● **WHAT TO PRODUCE**
Copy all lines below containing "that".

● **RECORD EXTRACTS**
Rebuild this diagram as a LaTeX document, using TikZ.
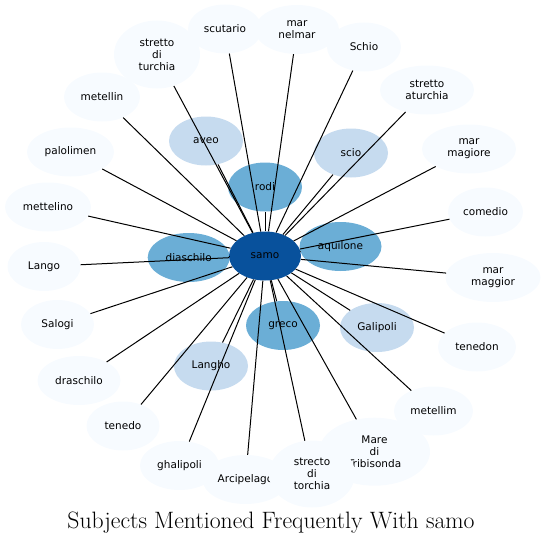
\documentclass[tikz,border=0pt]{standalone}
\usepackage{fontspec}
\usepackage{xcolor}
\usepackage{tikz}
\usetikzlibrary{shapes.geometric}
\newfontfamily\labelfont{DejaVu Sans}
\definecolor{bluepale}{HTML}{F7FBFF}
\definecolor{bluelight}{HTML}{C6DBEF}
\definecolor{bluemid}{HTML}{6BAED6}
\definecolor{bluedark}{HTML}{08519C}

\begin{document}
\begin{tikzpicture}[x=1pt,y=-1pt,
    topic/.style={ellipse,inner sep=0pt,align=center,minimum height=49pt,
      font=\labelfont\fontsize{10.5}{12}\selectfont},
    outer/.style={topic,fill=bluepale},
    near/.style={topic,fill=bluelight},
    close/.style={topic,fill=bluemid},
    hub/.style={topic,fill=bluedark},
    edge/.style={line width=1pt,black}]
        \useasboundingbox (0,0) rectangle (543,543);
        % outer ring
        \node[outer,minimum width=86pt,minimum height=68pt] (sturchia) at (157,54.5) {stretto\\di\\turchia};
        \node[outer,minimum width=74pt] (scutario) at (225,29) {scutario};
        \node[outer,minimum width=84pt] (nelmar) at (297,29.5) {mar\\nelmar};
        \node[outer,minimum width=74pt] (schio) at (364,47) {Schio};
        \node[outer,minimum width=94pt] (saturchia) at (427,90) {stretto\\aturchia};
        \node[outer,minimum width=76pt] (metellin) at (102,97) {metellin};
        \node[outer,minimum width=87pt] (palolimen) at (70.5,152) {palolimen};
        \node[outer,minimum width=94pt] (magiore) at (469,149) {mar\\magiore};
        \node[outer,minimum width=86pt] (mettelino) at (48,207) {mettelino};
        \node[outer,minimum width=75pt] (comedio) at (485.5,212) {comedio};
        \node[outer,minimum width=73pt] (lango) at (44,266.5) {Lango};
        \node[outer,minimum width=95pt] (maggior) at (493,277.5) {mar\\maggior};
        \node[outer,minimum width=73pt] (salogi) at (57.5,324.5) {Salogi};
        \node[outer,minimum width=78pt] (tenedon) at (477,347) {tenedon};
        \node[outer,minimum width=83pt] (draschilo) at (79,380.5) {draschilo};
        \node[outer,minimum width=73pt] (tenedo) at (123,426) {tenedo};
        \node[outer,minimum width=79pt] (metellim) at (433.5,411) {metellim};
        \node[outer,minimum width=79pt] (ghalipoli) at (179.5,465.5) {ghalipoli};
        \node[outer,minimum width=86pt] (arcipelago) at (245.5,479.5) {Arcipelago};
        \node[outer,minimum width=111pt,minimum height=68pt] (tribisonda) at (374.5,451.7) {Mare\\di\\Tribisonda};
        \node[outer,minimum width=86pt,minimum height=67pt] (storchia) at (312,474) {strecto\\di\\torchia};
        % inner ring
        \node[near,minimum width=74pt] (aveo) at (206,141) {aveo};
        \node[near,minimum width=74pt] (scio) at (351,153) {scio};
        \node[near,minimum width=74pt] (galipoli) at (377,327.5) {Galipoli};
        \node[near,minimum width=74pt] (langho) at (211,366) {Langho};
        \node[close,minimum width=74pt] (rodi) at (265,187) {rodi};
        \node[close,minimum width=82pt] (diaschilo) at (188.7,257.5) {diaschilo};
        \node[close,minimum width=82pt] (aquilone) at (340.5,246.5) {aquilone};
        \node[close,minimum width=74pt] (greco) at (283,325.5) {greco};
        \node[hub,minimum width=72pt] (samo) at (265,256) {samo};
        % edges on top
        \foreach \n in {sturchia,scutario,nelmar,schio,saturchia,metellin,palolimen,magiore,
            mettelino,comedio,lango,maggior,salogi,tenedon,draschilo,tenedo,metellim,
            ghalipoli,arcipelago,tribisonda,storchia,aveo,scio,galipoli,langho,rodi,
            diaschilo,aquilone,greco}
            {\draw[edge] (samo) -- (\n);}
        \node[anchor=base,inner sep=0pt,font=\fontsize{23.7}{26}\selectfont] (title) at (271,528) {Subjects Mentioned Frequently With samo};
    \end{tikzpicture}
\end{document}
* * *
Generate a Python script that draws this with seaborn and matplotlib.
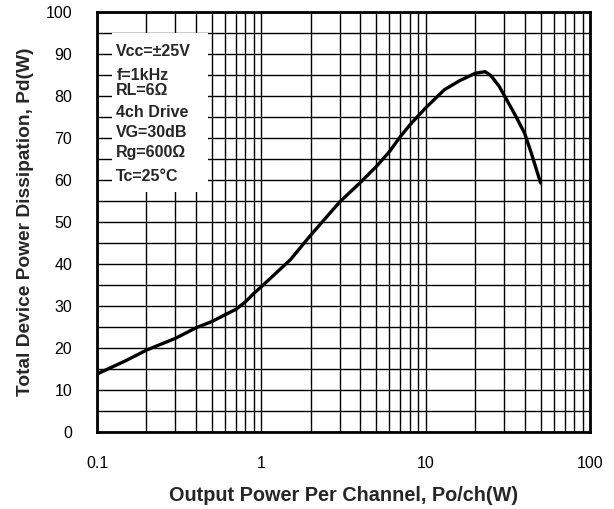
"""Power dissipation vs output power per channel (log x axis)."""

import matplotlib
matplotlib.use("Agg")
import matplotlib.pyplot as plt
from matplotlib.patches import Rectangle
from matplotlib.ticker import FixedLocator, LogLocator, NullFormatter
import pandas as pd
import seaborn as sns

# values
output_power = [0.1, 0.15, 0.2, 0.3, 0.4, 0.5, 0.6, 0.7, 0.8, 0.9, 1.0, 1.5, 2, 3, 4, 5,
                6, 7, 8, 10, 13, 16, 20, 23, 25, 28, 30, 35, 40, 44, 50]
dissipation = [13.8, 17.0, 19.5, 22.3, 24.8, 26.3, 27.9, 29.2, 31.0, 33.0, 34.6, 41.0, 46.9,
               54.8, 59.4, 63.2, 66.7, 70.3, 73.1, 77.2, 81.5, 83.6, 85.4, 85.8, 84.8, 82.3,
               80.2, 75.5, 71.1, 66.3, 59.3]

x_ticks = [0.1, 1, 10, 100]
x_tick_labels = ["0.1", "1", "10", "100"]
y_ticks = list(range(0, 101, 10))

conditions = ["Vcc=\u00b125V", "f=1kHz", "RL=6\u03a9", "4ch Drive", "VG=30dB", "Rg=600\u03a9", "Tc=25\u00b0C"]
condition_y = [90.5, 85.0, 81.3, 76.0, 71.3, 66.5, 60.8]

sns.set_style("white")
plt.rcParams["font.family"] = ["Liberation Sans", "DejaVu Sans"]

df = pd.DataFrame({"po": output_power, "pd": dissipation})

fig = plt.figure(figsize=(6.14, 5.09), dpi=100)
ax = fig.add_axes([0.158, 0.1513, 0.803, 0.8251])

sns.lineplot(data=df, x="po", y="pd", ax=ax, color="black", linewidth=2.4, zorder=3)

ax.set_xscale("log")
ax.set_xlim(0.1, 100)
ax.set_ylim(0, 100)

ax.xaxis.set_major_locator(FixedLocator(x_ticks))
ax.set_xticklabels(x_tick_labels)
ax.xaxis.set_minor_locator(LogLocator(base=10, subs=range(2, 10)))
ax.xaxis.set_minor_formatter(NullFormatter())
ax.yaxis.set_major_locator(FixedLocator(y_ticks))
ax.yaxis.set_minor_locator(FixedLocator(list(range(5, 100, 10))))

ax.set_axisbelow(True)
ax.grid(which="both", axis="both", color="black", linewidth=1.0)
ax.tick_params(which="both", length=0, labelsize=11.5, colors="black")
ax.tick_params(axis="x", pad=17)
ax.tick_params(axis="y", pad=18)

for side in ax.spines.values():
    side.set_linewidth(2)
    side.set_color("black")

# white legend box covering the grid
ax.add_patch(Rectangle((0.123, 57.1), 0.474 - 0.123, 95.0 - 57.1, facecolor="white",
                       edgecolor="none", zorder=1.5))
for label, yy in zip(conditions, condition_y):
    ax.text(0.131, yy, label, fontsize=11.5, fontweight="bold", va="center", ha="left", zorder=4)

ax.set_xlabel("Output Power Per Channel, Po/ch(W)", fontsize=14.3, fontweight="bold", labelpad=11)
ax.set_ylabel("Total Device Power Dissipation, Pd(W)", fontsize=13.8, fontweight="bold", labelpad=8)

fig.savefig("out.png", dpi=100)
* * *
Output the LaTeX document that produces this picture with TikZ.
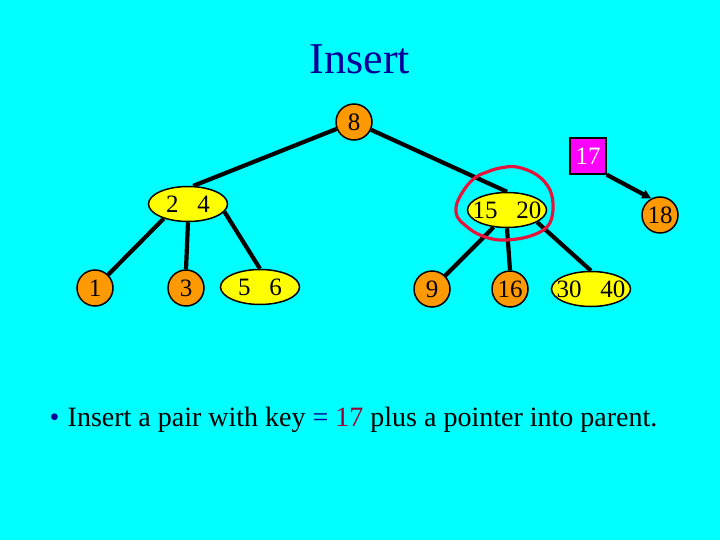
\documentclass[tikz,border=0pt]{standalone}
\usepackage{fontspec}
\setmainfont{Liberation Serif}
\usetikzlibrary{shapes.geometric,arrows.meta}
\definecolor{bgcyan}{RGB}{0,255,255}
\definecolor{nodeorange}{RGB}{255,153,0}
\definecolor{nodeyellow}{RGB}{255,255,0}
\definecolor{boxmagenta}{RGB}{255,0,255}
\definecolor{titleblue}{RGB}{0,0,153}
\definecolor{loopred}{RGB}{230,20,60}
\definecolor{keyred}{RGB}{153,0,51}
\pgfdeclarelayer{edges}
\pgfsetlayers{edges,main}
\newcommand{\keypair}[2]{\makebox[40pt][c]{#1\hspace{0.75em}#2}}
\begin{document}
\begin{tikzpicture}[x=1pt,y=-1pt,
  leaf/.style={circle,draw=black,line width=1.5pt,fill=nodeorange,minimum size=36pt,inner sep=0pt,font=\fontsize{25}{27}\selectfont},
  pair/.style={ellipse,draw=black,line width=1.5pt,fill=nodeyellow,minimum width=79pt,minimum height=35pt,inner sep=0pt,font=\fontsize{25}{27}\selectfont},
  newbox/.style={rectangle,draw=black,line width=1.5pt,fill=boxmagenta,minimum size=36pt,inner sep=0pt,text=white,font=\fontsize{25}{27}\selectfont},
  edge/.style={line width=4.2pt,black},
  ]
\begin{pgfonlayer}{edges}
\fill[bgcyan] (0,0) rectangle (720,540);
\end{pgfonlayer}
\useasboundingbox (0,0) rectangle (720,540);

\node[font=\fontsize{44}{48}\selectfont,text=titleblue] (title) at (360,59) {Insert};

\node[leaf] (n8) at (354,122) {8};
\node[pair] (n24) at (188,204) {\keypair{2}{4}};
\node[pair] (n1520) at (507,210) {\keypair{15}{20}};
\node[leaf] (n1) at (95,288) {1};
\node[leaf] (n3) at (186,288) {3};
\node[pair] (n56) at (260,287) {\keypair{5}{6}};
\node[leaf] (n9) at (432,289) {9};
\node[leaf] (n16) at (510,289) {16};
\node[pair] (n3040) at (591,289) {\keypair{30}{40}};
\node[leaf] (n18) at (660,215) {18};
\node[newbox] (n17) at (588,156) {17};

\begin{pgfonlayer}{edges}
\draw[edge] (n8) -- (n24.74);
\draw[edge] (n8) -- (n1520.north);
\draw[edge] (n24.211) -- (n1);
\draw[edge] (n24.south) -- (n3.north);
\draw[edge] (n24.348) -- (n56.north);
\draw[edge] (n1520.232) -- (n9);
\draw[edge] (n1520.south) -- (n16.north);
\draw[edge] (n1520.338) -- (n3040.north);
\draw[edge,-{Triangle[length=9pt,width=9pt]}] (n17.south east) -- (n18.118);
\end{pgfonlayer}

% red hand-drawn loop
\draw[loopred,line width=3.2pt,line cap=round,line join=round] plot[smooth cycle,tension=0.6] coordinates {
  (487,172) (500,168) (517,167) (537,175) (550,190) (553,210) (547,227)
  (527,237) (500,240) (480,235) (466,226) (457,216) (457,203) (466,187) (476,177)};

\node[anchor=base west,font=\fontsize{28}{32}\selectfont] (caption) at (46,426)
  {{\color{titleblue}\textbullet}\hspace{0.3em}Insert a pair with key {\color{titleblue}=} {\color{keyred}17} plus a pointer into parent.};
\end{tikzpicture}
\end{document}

● **ANSWER**
Generate a Python script that draws this with seaborn and matplotlib.
Output the LaTeX document that produces this picture with TikZ.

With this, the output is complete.